4. Learn what Pleases You the Most and Be Happier
To learn your own personal aesthetics you can try these simple ways to learn what pleases you:
- Collect images that interest you. Collect appealing magazine clippings and photos, and organize them by category, like furnishing ideas, artistic, crafts, etc. Pinterest provides a wonderful tool to do this digitally.
- Collect small objects the same way. You can fill a box with small things like buttons, cute sticks, stones, or anything that is interesting because of color, shape or texture.
- Cultivate your visuals consistently & carefully. This will not only keep you decluttered, but help you stay in touch with what brings you joy.
You will end up with a collection of things that touch you at some level, and looking at the collection ask yourself: what do they have in common?
It could be color, or a style, or texture, or design. It doesn’t matter what it is, as long as it speaks to you. Look at your favorite(s) especially—why do you like them so much?
Notice what pleases you. Each collection is a way to get to know your own personal esthetic.
Once you know your sources of pleasure, make sure you surround yourself with things that make your smile, and feel good. Having sources of inspiration and pleasure in your own house, or work place will make your life more pleasurable.
Let me arise and open the gate,
to breathe the wild warm air of the heath…
— Violet Fane
5. Art Has a Feel-Good Power on the Brain
More scientific results suggest that the dopaminergic effect of art on the brain has a powerful effect on quality of life. In fact it has been shown that among stroke survivors, those with interest in the arts enjoyed better general health, found it easier to walk, had more energy, and tend to be happier. They were also less likely to be depressed or anxious.
Those results suggest that art may affect long term changes on the brain that help the person to recover when things go wrong.
Science confirms what all art lovers already knew: art appreciation improves quality of life and makes you feel good.
Great artworks stimulates the brain like falling in love: we produce dopamine.
Public art can even help beautify and energize a city. Take, for example, the efforts Chicago has made to amp up its citizens with art.
6. Our Sensitivity to the Fine Arts Evolves Throughout Our Life
In the 1940s, Abraham Maslow, an American professor of psychology, developed a Hierarchy of Needs. According to Maslow, a person will develop from basic needs to self-actualization in steps.
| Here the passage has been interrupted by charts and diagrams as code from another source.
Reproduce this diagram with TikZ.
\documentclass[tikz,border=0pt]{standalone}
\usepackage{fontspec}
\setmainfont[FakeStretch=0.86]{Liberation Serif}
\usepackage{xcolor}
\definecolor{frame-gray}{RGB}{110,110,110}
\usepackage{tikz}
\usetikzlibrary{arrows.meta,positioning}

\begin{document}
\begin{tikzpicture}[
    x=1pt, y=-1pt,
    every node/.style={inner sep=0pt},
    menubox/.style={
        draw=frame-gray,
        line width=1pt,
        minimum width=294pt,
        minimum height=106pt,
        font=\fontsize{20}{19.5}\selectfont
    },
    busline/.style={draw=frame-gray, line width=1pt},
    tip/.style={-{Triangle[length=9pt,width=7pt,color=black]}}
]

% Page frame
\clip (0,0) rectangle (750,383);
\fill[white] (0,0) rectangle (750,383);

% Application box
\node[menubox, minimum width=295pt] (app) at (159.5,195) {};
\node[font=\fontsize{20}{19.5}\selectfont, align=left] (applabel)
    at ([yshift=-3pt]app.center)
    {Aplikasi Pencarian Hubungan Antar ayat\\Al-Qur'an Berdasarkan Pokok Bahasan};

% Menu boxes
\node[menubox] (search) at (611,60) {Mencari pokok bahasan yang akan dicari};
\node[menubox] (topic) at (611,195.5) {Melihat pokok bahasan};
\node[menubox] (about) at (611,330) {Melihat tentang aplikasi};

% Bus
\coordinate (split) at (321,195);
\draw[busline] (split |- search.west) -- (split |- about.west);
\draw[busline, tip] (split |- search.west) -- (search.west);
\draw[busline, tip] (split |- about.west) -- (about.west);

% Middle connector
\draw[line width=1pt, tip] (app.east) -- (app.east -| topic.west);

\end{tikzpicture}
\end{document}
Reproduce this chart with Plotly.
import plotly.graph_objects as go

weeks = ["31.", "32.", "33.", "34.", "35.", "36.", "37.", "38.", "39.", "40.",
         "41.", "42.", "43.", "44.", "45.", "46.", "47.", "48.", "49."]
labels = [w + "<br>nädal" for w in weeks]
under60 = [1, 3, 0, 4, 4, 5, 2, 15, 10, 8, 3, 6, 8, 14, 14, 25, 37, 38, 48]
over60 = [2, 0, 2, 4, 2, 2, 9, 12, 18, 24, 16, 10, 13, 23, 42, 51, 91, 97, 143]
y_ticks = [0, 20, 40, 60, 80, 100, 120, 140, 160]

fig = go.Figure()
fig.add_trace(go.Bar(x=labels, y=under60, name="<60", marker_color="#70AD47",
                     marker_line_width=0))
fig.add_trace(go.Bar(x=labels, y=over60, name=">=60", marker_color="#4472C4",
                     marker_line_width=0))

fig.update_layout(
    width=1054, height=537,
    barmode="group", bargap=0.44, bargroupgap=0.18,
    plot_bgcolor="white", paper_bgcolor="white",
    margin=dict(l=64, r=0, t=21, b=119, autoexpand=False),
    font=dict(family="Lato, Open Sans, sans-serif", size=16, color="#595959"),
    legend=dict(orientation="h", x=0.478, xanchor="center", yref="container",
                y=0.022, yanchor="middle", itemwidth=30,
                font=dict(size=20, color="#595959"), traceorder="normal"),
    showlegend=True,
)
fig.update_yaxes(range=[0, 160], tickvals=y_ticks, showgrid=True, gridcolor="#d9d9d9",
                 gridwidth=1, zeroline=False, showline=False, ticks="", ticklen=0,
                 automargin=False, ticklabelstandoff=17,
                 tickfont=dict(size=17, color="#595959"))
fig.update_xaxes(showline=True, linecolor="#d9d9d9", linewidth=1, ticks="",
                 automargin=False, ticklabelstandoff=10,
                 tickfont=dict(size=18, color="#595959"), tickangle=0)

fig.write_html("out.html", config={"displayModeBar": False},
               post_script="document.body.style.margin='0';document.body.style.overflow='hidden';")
His theory can be visualized as a pyramid:
At the bottom of the pyramid are the primary needs of every human being, and going up we find the more refined and sophisticated needs. A person will not care about the upper level until the bottom needs are fulfilled, said Maslow.
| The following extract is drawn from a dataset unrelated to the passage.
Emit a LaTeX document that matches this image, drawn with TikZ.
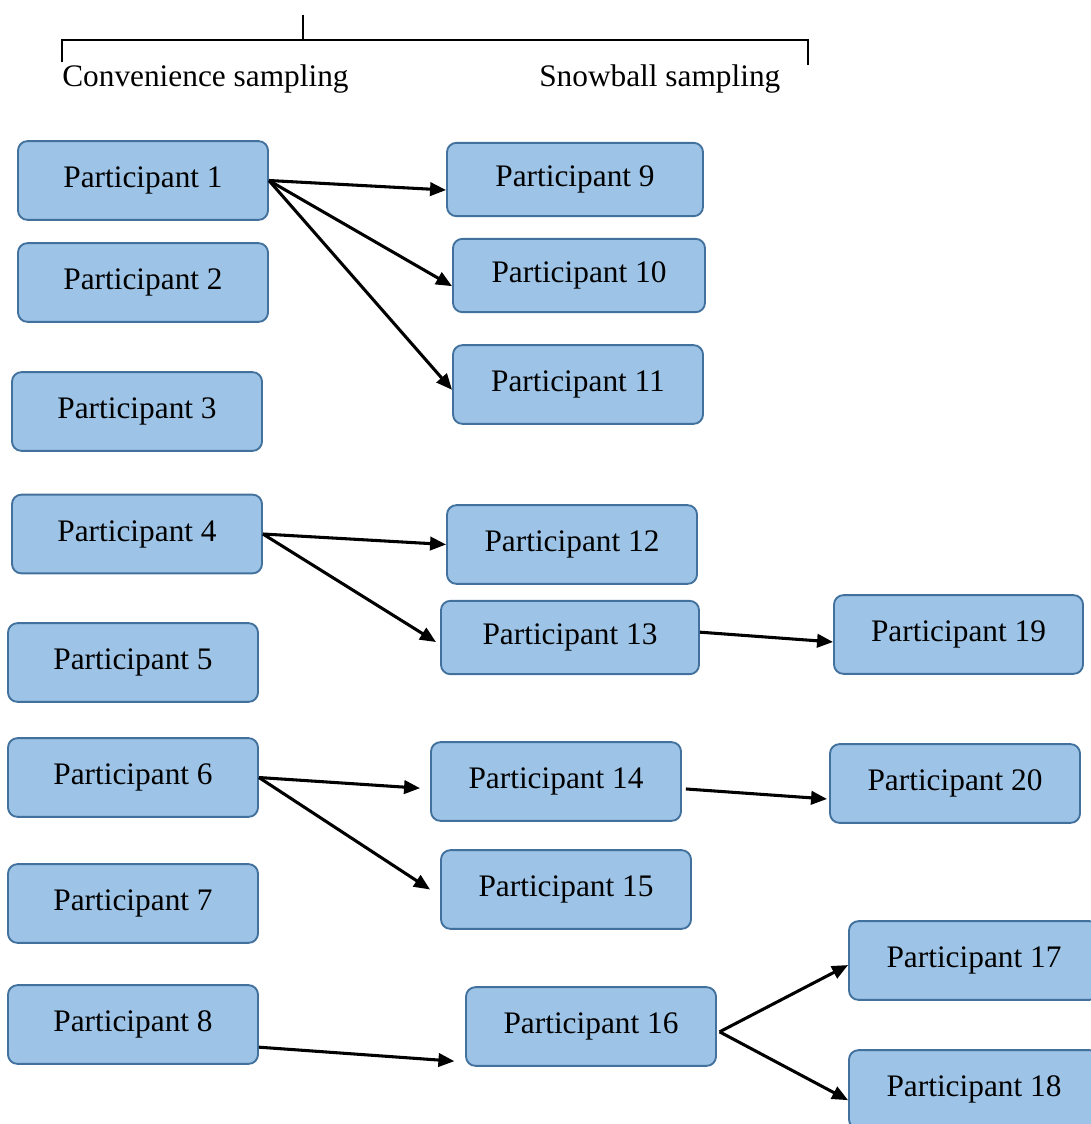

Art is at the top of this pyramid, in fact it belongs to the self-actualization step. This may explain why some people do not appreciate arts as much as others, and why our sensitivity to the fine arts changes with time throughout our life.
Many revised versions of this pyramid have been developed, sometimes adding new categories of needs, but the top ones are always related to feelings and gratification, and that’s where artistic experience belongs.
7. Art Is a Deep and Very Personal Experience
The language of art, expressed though sounds, colors, shapes, lines, and images, speaks in ways that words cannot.
Whether you experience the arts as a creator and artist or as an art lover, you can gain great pleasure and enjoyment from all kinds of arts: music, poetry, visual art, sculpture, theatrical performances, or dance.
Art has a way of reaching deep inside our souls and connect what is inside us, our thoughts, feelings, and perceptions, with outer realities and with our own experiences. (It’s what makes me cry every time a symphony begins… ask Jelaine)
Being such a deep experience on a personal level, art can help us understand who we are and enhance life through self-expression.